The entire US has always been "Stand Your Ground", except for a small handful of states that passed "Duty to Retreat" laws in the latter part of the 20th Century. The Stand Your Ground law makes NO changes to the laws governing self-defense or the level of force allowed. All it does is formalize what has always been the law in Florida and the vast majority of the rest of the US, so that prejudiced prosecutors and judges can no longer arbitrarily decide to hold a crime victim who defended themselves to an unreasonable standard of behavior in order to further their own political agendas.  As Justice Oliver Wendall Holmes, one the greatest LIBERAL icons of the Supreme Court, wrote in his majority opinion in Brown v. United States (1921), there is no legal duty to retreat in American constitutional law, and never has been; and to expect such is ludicrously unreasonable. As he put it, "Detached reflection cannot be demanded in the presence of an uplifted knife". However, because some prosecutors and judges sometimes further victimized crime victims by putting them on trial for failing to retreat, despite the fact that such has never been a requirement, Florida and 21 other states have decided to formally state what has always been the case: that no such duty exists. Stand Your Ground does nothing other than this. It makes no change whatsoever as to the level or proportion of force that may be used in self-defense, and it makes no change in the standard for determining when the use of force is justified. It simply refutes what has never been true: the belief that crime victims have a duty to try to retreat.

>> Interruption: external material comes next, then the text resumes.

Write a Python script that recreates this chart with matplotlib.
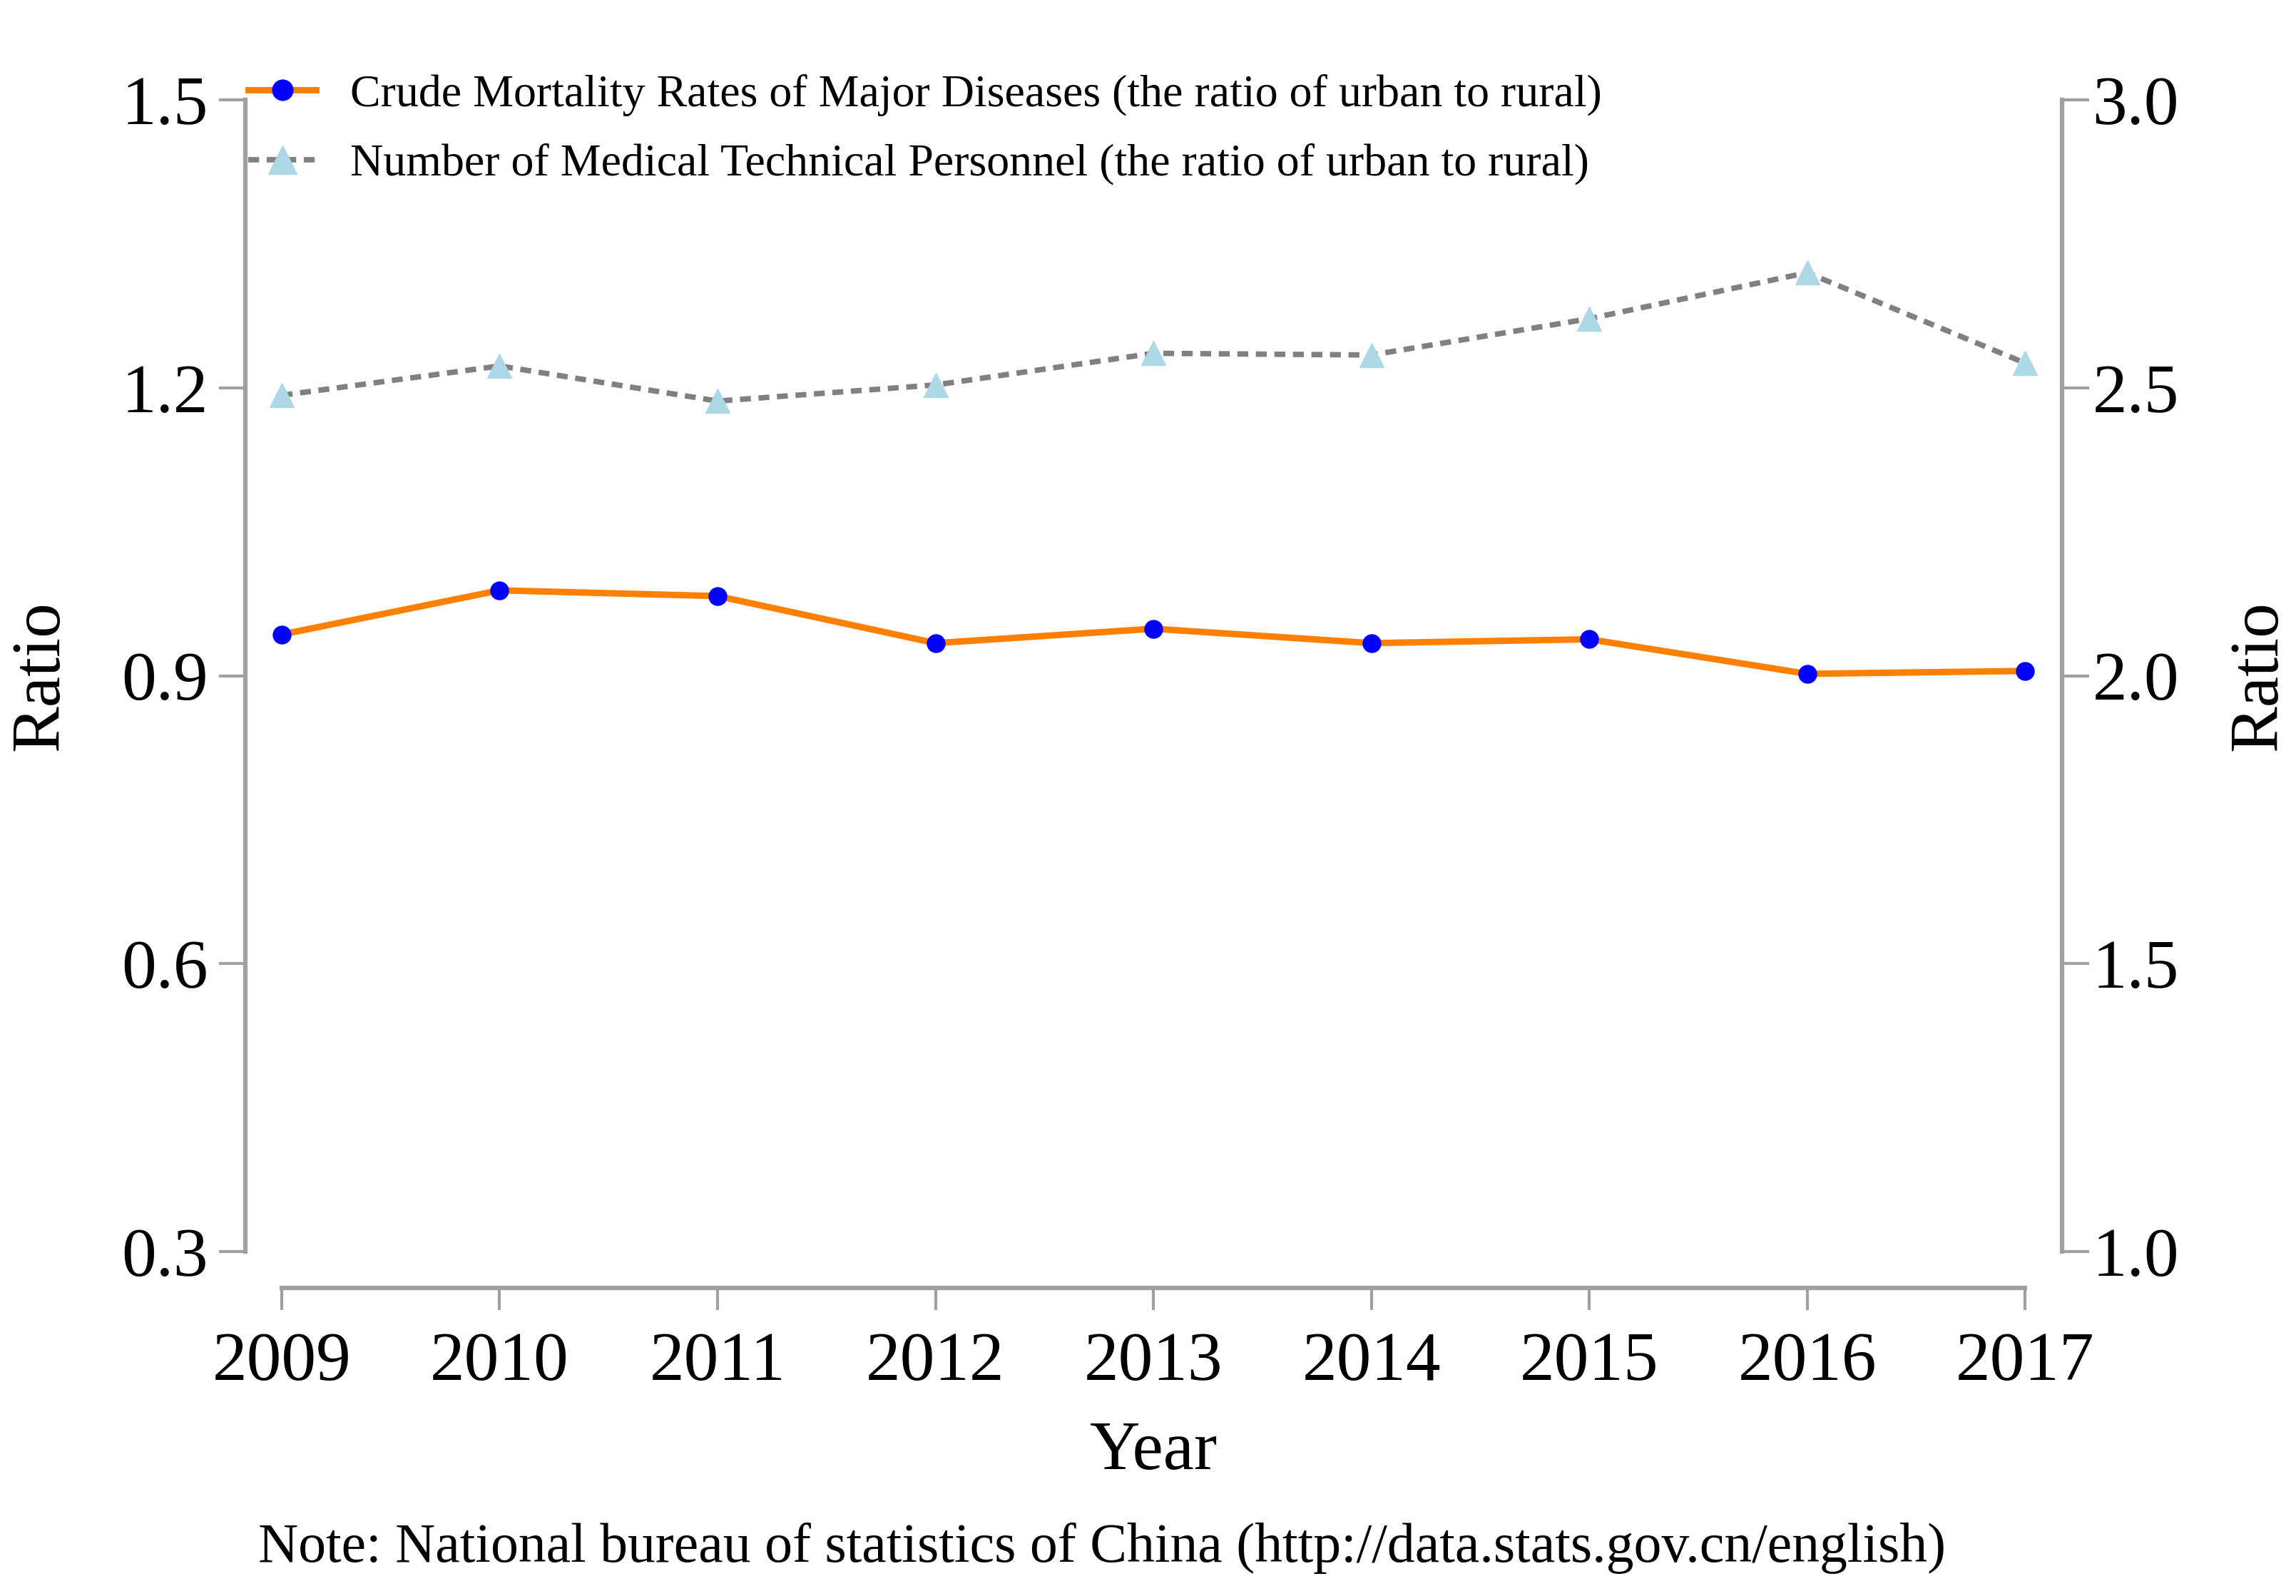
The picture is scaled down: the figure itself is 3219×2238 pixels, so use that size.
import matplotlib
matplotlib.use("Agg")
import matplotlib.pyplot as plt

plt.rcParams['font.family'] = ['Liberation Serif', 'DejaVu Serif']

years = [2009, 2010, 2011, 2012, 2013, 2014, 2015, 2016, 2017]
mortality_ratio = [0.943, 0.989, 0.983, 0.934, 0.949, 0.934, 0.938, 0.902, 0.905]
personnel_ratio = [2.487, 2.538, 2.477, 2.505, 2.560, 2.557, 2.620, 2.700, 2.543]

left_ticks = [0.3, 0.6, 0.9, 1.2, 1.5]
right_ticks = [1.0, 1.5, 2.0, 2.5, 3.0]

label_mort = "Crude Mortality Rates of Major Diseases (the ratio of urban to rural)"
label_pers = "Number of Medical Technical Personnel (the ratio of urban to rural)"
note = "Note: National bureau of statistics of China (http://data.stats.gov.cn/english)"

spine_col = "#a0a0a0"

fig = plt.figure(figsize=(32.19, 22.38), dpi=100)
ax = fig.add_axes([0.1227, 0.2158, 0.882 - 0.1227, 0.9374 - 0.2158])
ax2 = ax.twinx()

l1, = ax.plot(years, mortality_ratio, color="#ff8000", lw=6.5, marker="o",
              markersize=18, markerfacecolor="#0000ff", markeredgecolor="#0000ff",
              clip_on=False)
l2, = ax2.plot(years, personnel_ratio, color="#808080", lw=5.5, linestyle=(0, (2, 1.4)),
               marker="^", markersize=25, markerfacecolor="#add8e6", markeredgecolor="#add8e6",
               clip_on=False)

ax.set_xlim(2009, 2017)
ax.set_ylim(0.3, 1.5)
ax2.set_ylim(1.0, 3.0)
ax.set_xticks(years)
ax.set_yticks(left_ticks)
ax.set_yticklabels([f"{t:.1f}" for t in left_ticks])
ax2.set_yticks(right_ticks)
ax2.set_yticklabels([f"{t:.1f}" for t in right_ticks])

for a in (ax, ax2):
    a.spines['top'].set_visible(False)
    for s in ('left', 'right', 'bottom'):
        a.spines[s].set_color(spine_col)
        a.spines[s].set_linewidth(4.5)
        a.spines[s].set_position(('outward', 37))
    a.patch.set_visible(False)

ax.spines['right'].set_visible(False)
ax2.spines['left'].set_visible(False)
ax2.spines['bottom'].set_visible(False)
ax.spines['left'].set_bounds(0.3, 1.5)
ax2.spines['right'].set_bounds(1.0, 3.0)
ax.spines['bottom'].set_bounds(2009, 2017)

ax.tick_params(axis='y', length=27, width=3, color=spine_col, labelsize=70, pad=10)
ax.tick_params(axis='x', length=22, width=3, color=spine_col, labelsize=70, pad=22)
ax2.tick_params(axis='y', length=27, width=3, color=spine_col, labelsize=70, pad=4)

ax.set_xlabel("Year", fontsize=70)
ax.xaxis.set_label_coords(0.5, -0.147)
ax.set_ylabel("Ratio", fontsize=70, va='center')
ax.yaxis.set_label_coords(-0.138, 0.5)
ax2.set_ylabel("Ratio", fontsize=70, va='center', rotation=90)
ax2.yaxis.set_label_coords(1.1346, 0.5)

fig.legend([l1, l2], [label_mort, label_pers], loc='upper left',
           bbox_to_anchor=(0.108, 0.9536), frameon=False, fontsize=46,
           borderaxespad=0, borderpad=0, handlelength=1.5, handletextpad=0.75,
           labelspacing=0.6, markerscale=1.15)

fig.text(0.48, 0.03, note, ha='center', va='center', fontsize=56)

fig.savefig("out.png", dpi=100)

And since Zimmerman physically couldn't retreat anyway (although one could reasonably argue that his screaming for help for well over 90 seconds before resorting to force to defend himself was a best effort to do just that), as he was pinned to the ground being beaten by Martin for a considerable time before he finally retrieved his gun and shot his attacker, retreat, and therefore Stand Your Ground, are completely irrelevant to this case. Anti-self-defense nuts are just rabid with the idea that they think they can link the two, and in doing so mount a completely fabricated attack on a law they don't like.

Johnny Watkins
Johnny Watkins

From Dictionary.comhttp://dictionary.reference.co...

Execute - to inflict capital punishment on; put to death according to law.

So, according to you, Zimmerman killed him to according to law, correct? I don't understand how that's inaccurate terminology.

Speaking of semantics, I take issue with this assumption and so does the majority of America: "it is quite reasonable to use whatever force." It is NOT reasonable to use whatever force necessary, that's the point. The majority of Stand Your Ground declined prosecutions or acquittals are abhorrently unreasonable.

Johnny Watkins
Johnny Watkins

You are absolutely wrong. There has always been a duty to retreat going back to English Common law which US laws are derived from. Only if retreat was impossible and you were confronted with clear lethal force could lethal force be applied outside of the home.

 The current Stand Your Ground laws are derived from the Castle-Doctrine which *only* applied to one's home, yet SYG opened it up to anywhere. The result is people overreacting to PERCEIVED threats to their life, if even that in some cases, and then acted as judge, jury, and executioner.

This case here: http://www.miamiherald.com/201... No reasonable person could possibly think that this is acceptable, yet this is just one example of what SYG laws have opened us up to.

People are repulsed by the Trayvon Martin case because it's a clear injustice regardless of how the law is interpreted. We live in a civilized society where violence should always be the absolute last resort. Stand Your Ground breeds more violence and allows disproportionate responses made in the heat of the moment to go unprosecuted.